Lawyers fault Rwanda’s tribunal over legitimacy

By DAVID OCHAMI

For over a decade, defence lawyers and scholars have questioned the legitimacy and partiality of the International Criminal Tribunal for Rwanda (ICTR) established to try masterminds of the 1994 genocide.

Some argue that ICTR was politically motivated to appease the Rwandan government and remove blame from Western patrons guilty of failing to stem mass killings.

The Rwanda government has dismissed claims that ICTR has deliberately failed to prosecute the Rwanda Patriotic Army (RPA) officers over war crimes, while defence lawyers allege that through propaganda the government and allies in the West have succeeded in re-writing the global picture of what happened during the genocide using the ICTR.

As the International Criminal Court (ICC) prepares to receive the ‘Ocampo Six’, debate has emerged with some suspects claiming the ICC Prosecutor, Luis Moreno-Ocampo, was politically motivated and biased.

Key suspects

Rwanda, under the first post-genocide regime controlled by then Vice-President and Defence Minister, Paul Kagame, opposed its formation by a UN Security Council resolution in 1995, arguing it ought to have been seated in Kigali, not Arusha in Tanzania. The UN chose Arusha because post-war Rwanda was ill prepared to try genocide suspects.

At its installation in the mid 1990s, Kenya opposed the mandate of the ICTR, arguing it did not adequately address the instigation from Uganda of the civil war that degenerated into a genocide besides not investigating the April 6, 1994 assassination of former President Juvenal Habyarimana that led to mass murder.

Kenya eventually surrendered 11 key suspects of the genocide, including war time Prime Minister, Jean Kambanda, to the ICTR, and even received crucial assistance through the tribunal’s Senior Legal Officer and Spokesman, Roland Amoussouga, in establishing its Witness Protection Programme. But it still remains in bad books with the tribunal for allegedly failing to hand over genocide suspect Felicien Kabuga.

Not surprisingly, most defendants at the ICTR also opposed the court and spent years trying to question its legitimacy and capacity for equal justice. Other criticism relates to the cost of these trials. According to Amoussouga, ICTR spends $100 million a year with a staff of 1,200 from about 100 countries.

Evidently, polemics have followed all international tribunals since the Nuremberg and Manila trials.

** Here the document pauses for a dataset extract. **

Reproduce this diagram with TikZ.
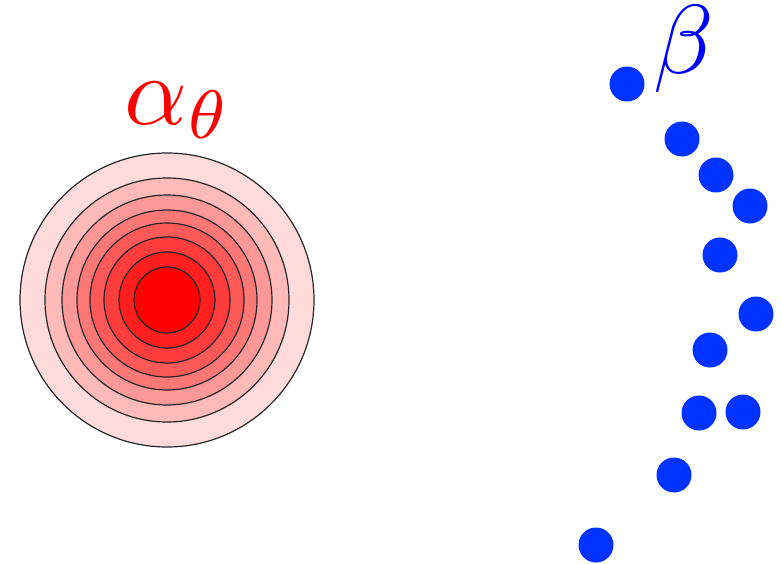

But the ICTR has generated jurisprudence that has become the corner stone of principles of international humanitarian law leading to the creation of the Rome Statute. In spite of these criticisms, ICTR Prosecutor, Hassan Bubacar Jallow, declares the tribunal has generated an enduring legacy for the region and across the world and denies defence lawyers’ arguments that he has presided over a politically motivated court dispensing victor’s justice. But to defence lawyer, Lennox Hinds, it has fostered the tragedy of victor’s justice.

According to Hinds, a professor of law at Rutgers State University in the USA who represents genocide convicts Ephrem Setako and Juvenal Kajelijeli, "this tribunal (in Arusha) is held hostage by the regime in Kigali", and declares "we are not going to submit to victor’s justice", referring to what he alleges is political pressure on the ICTR to convict genocide suspects.

Jallow disagrees, saying that "the ICTR has had a substantial impact on the world" and "expanded the frontiers of justice", concluding that without this court most masterminds of the Rwandan mass murders would have gone scot free. The Gambian also argues that although atrocities happened in states near Rwanda despite the ICTR, its legacy stemmed worse events.

The important thing, he says, "accountability (has been fostered) even if people continue to commit these crimes (they know) they will be held accountable."

According to Amoussouga and Jallow the most important legacy for the tribunal is that it has demonstrated the viability of international justice, forcing leaders to discover that there will be consequences for all past liabilities.

They also argue that the cost is a necessary evil that does not come cheap with Amoussouga adding that the cost of peacekeeping operations for a year in a failed state exceeds ICTR’s expense in five years.